Por Ramón Durón Ruíz (†)

Este 8 de marzo, el mundo entero celebrará el Día Internacional de la mujer, pero la pregunta es muy sencilla, ¿por qué no, un día internacional del hombre?, será porque éste ha escrito la historia -hasta ahora- y ha destinado un sólo día para honrar al ser más preciado que Dios nos ha enviado como hija, madre, esposa, compañera, amante, confidente o amiga.
Una mujer es lo más valioso que la vida de un hombre pueda tener, sea éste rey o mendigo, empresario o abarrotero, político u hombre común, analfabeto o intelectual; ella siempre estará ahí, presta a dar su sabia de vida, dispuesta a servir sin importar nivel económico o político, tiempos o distancias.
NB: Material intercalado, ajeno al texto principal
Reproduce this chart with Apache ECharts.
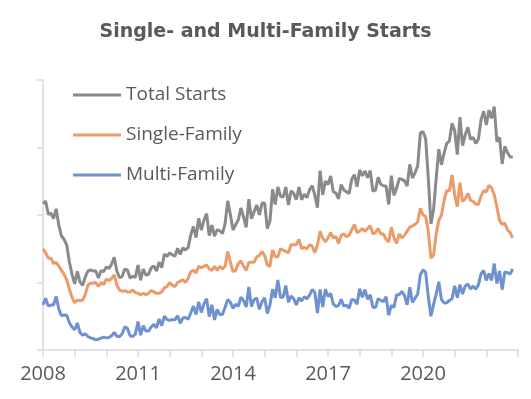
<!DOCTYPE html>
<html>
<head>
<meta charset="utf-8">
<script src="https://cdn.jsdelivr.net/npm/echarts@6/dist/echarts.min.js"></script>
<style>
  html, body { margin: 0; padding: 0; background: #fff; }
  #container { width: 531px; height: 399px; }
</style>
</head>
<body>
<div id="container"></div>
<script>
// monthly starts, thousands of units (SAAR), Jan 2008 .. Nov 2022
const totalStarts = [
  1084, 1103, 1005, 1013, 973, 1046, 923, 844, 820, 777, 652, 560,
  490, 582, 505, 478, 540, 585, 594, 586, 585, 534, 588, 581,
  614, 604, 636, 687, 583, 536, 546, 599, 593, 534, 545, 539,
  630, 517, 600, 554, 561, 608, 623, 585, 650, 610, 711, 694,
  720, 704, 695, 753, 708, 757, 741, 758, 854, 915, 833, 976,
  888, 962, 1010, 847, 925, 843, 891, 883, 863, 936, 1105, 1003,
  888, 929, 963, 1052, 985, 909, 1117, 972, 1024, 1074, 1001, 1088,
  1087, 900, 954, 1190, 1077, 1208, 1139, 1132, 1207, 1074, 1179, 1160,
  1114, 1207, 1113, 1155, 1128, 1186, 1218, 1148, 1054, 1328, 1149, 1251,
  1226, 1289, 1172, 1162, 1120, 1225, 1185, 1172, 1159, 1265, 1299, 1209,
  1334, 1290, 1327, 1276, 1329, 1177, 1184, 1280, 1228, 1217, 1214, 1078,
  1291, 1145, 1199, 1270, 1264, 1253, 1215, 1375, 1274, 1314, 1365, 1608,
  1617, 1567, 1276, 934, 1038, 1273, 1487, 1373, 1459, 1530, 1547, 1680,
  1625, 1447, 1725, 1514, 1594, 1650, 1562, 1573, 1530, 1563, 1706, 1768,
  1666, 1777, 1716, 1803, 1543, 1575, 1377, 1508, 1463, 1432, 1427
];
const singleFamily = [
  750, 720, 680, 680, 640, 650, 620, 590, 560, 520, 450, 390,
  350, 370, 365, 370, 410, 480, 495, 495, 500, 470, 500, 485,
  525, 515, 530, 556, 480, 445, 435, 440, 430, 430, 445, 425,
  420, 410, 420, 410, 420, 440, 430, 420, 420, 430, 460, 470,
  500, 480, 470, 500, 510, 520, 500, 530, 580, 590, 570, 620,
  610, 620, 630, 600, 590, 620, 590, 620, 600, 620, 730, 650,
  580, 590, 640, 660, 620, 590, 650, 650, 650, 690, 700, 730,
  700, 630, 620, 740, 690, 690, 750, 740, 730, 720, 780, 780,
  780, 820, 750, 760, 750, 780, 770, 720, 780, 880, 830, 800,
  830, 870, 830, 840, 790, 850, 860, 840, 850, 890, 930, 870,
  880, 900, 880, 900, 920, 860, 870, 900, 860, 860, 820, 800,
  910, 830, 790, 860, 830, 850, 880, 910, 920, 930, 950, 1050,
  1000, 990, 880, 680, 700, 860, 960, 1000, 1110, 1180, 1180, 1296,
  1150, 1060, 1240, 1100, 1120, 1160, 1110, 1100, 1080, 1080, 1140, 1180,
  1170, 1220, 1200, 1150, 1060, 960, 930, 940, 890, 870, 830
];
const multiFamily = [
  334, 383, 325, 333, 333, 396, 303, 254, 260, 257, 202, 170,
  150, 200, 130, 110, 120, 100, 90, 85, 75, 80, 88, 95,
  90, 92, 105, 130, 102, 98, 120, 172, 160, 105, 100, 118,
  210, 110, 180, 140, 140, 170, 190, 165, 230, 180, 250, 225,
  220, 225, 225, 253, 198, 237, 241, 228, 274, 325, 263, 356,
  278, 342, 380, 247, 335, 223, 301, 263, 263, 316, 375, 353,
  308, 339, 323, 392, 365, 319, 467, 322, 374, 384, 301, 358,
  387, 270, 334, 450, 387, 518, 389, 392, 477, 354, 399, 380,
  334, 387, 363, 395, 378, 406, 448, 428, 274, 448, 319, 451,
  396, 419, 342, 322, 330, 375, 325, 332, 309, 375, 369, 339,
  454, 390, 447, 376, 409, 317, 314, 380, 368, 357, 394, 258,
  331, 315, 409, 410, 434, 403, 335, 465, 354, 384, 415, 558,
  593, 577, 396, 250, 338, 413, 506, 373, 349, 350, 367, 380,
  475, 387, 485, 414, 474, 490, 452, 473, 450, 483, 566, 588,
  516, 567, 516, 640, 493, 585, 447, 578, 573, 562, 600
];
const seriesNames = ['Total Starts', 'Single-Family', 'Multi-Family'];
const firstYear = 2008;
const lastYear = 2023;
const labelYears = [2008, 2011, 2014, 2017, 2020];

// month categories Jan 2008 .. Jan 2023
let months = [];
for (let y = firstYear; y <= lastYear; y++) {
  for (let m = 1; m <= 12; m++) {
    if (y === lastYear && m > 1) break;
    months.push(y + '-' + (m < 10 ? '0' + m : m));
  }
}

const textColor = '#595959';
const axisColor = '#d9d9d9';
const colors = ['#8a8a8a', '#eb9b68', '#7091cf'];

let mychart = echarts.init(document.getElementById('container'));

let options = {
  animation: false,
  color: colors,
  title: {
    text: 'Single- and Multi-Family Starts',
    left: 'center',
    top: 18,
    textStyle: {
      color: textColor,
      fontFamily: 'DejaVu Sans',
      fontWeight: 'bold',
      fontSize: 19
    }
  },
  legend: {
    orient: 'vertical',
    left: 73,
    top: 84,
    padding: 0,
    icon: 'rect',
    itemWidth: 48,
    itemHeight: 3,
    itemGap: 18,
    data: seriesNames,
    textStyle: {
      color: textColor,
      fontFamily: 'Open Sans',
      fontSize: 19,
      lineHeight: 22
    }
  },
  grid: {
    left: 43,
    right: 13,
    top: 80,
    bottom: 49,
    containLabel: false,
    outerBoundsMode: 'none'
  },
  xAxis: {
    type: 'category',
    data: months,
    boundaryGap: false,
    axisLine: { lineStyle: { color: axisColor, width: 1.5 } },
    axisTick: {
      length: 7,
      lineStyle: { color: axisColor, width: 1.5 },
      interval: (i) => i % 12 === 0
    },
    axisLabel: {
      color: textColor,
      fontFamily: 'Open Sans',
      fontSize: 20,
      margin: 14,
      interval: (i, v) => labelYears.indexOf(+v.slice(0, 4)) >= 0 && v.slice(5) === '01',
      formatter: (v) => v.slice(0, 4)
    },
    splitLine: { show: false }
  },
  yAxis: {
    type: 'value',
    min: 0,
    max: 2000,
    interval: 500,
    axisLine: { show: true, lineStyle: { color: axisColor, width: 1.5 } },
    axisTick: { show: true, length: 6, lineStyle: { color: axisColor, width: 1.5 } },
    axisLabel: { show: false },
    splitLine: { show: false }
  },
  series: [totalStarts, singleFamily, multiFamily].map((d, k) => ({
    name: seriesNames[k],
    type: 'line',
    data: d,
    symbol: 'none',
    lineStyle: { width: 3 }
  }))
};

mychart.setOption(options);
</script>
</body>
</html>
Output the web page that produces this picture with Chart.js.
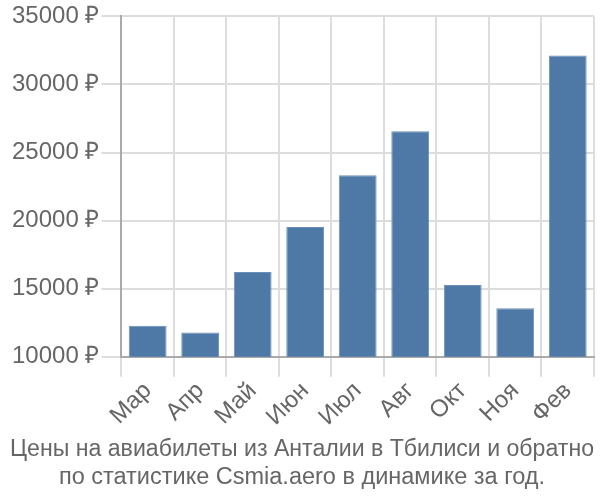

Una mujer jamás está lejos cuando se le requiere, siempre llega a tiempo en donde se le necesita, en la inmensidad de los océanos del hombre, una mujer siempre será viento favorable para la vela de la embarcación; aliento de vida en momentos de dolor, oración a tiempo y candela dispuesta a iluminar el camino del hombre en plena adversidad.
Mujeres, siempre serán divinas en su calidad de abuela o madre, hija o hermana, amiga o compañera, jefa de estado o jefa de familia, trabajadora o madre soltera, escribiendo o cocinando, concibiendo o educando, arando o dirigiendo la empresa, curando o tejiendo, formando hijos o haciendo patria.
Perpetuamente son la más grande bendición en la vida de los hombres, saliendo avante de cualquier prueba; con su rostro firme y su mirada recta, orgullosas de su género, con su postura erguida al margen de dolores y fracasos, de discriminaciones o reconocimientos, de adversidades y violencias; siempre dispuestas al sacrificio y a la ayuda, a servir y dar, a vivir en el amor y sobrevivir en la opresión, permanentemente listas a ser fieles a la causa de la fe y a parir a fuerza de tesón y sacrificio la bondad de la esperanza.
“Dios hizo a la mujer de la costilla del hombre”, no para que la tuviéramos en los pies, mucho menos atrás, sino para que estuviese a nuestro lado, muy cerca del corazón para amarla, respetarla, venerarla y hacer de ella un santuario al amor y la confianza.
Mujeres poderosas y eternas en la tradición o en el presente, en la luz o la oscuridad, en silencio o con la voz en alto, con las manos atadas por negligencias religiosas o abiertas por el amor a la vida, llenas de dolores o plenas en bendiciones, cargando pesares o trayendo bienaventuranza, con miedos ancestrales o nuevas esperanzas, mancilladas por la tradición u honradas por la modernidad, en la discriminación o el reconocimiento.
Mujeres de todas las razas, de todos los tiempos, de todos los continentes, de todos los credos; a veces olvidadas por el hombre, otras ignoradas por la historia, pero siempre dispuestas al servicio y al sacrificio, a enseñar el alfabeto emocional del amor, ese que el hombre mama en casa para después construir la historia.
A todas las mujeres del mundo, desde las que venero por su cercanía, hasta las que desconozco por la distancia, a todas, dedico estas palabras, van llenas de amor y bendiciones porque han marcado mi tiempo, porque como el buen alfarero han moldeado mi vida, porque con sus ideas y su ejemplo me han seducido por el camino del servicio, porque cumpliendo la tarea de su vida de ser la columna vertebral de la sociedad, han recorrido los caminos de la historia para ser orgullosamente mujeres.
A ustedes, mujeres, sanadoras por naturaleza, venerables por derecho propio, doy mi palabra y mi respeto, mi oración y mi bienaventuranza, mi esperanza y mi mensaje. Concluyo mi comentario parafraseando a Santa Teresa de Ávila: Mujer:
“Nada te turbe, nada te espante;
Todo se pasa, Dios no se muda,
La paciencia todo lo alcanza.
Quien a Dios tiene nada le falta,
Sólo Dios Basta”
Benditas sean las mujeres del mundo.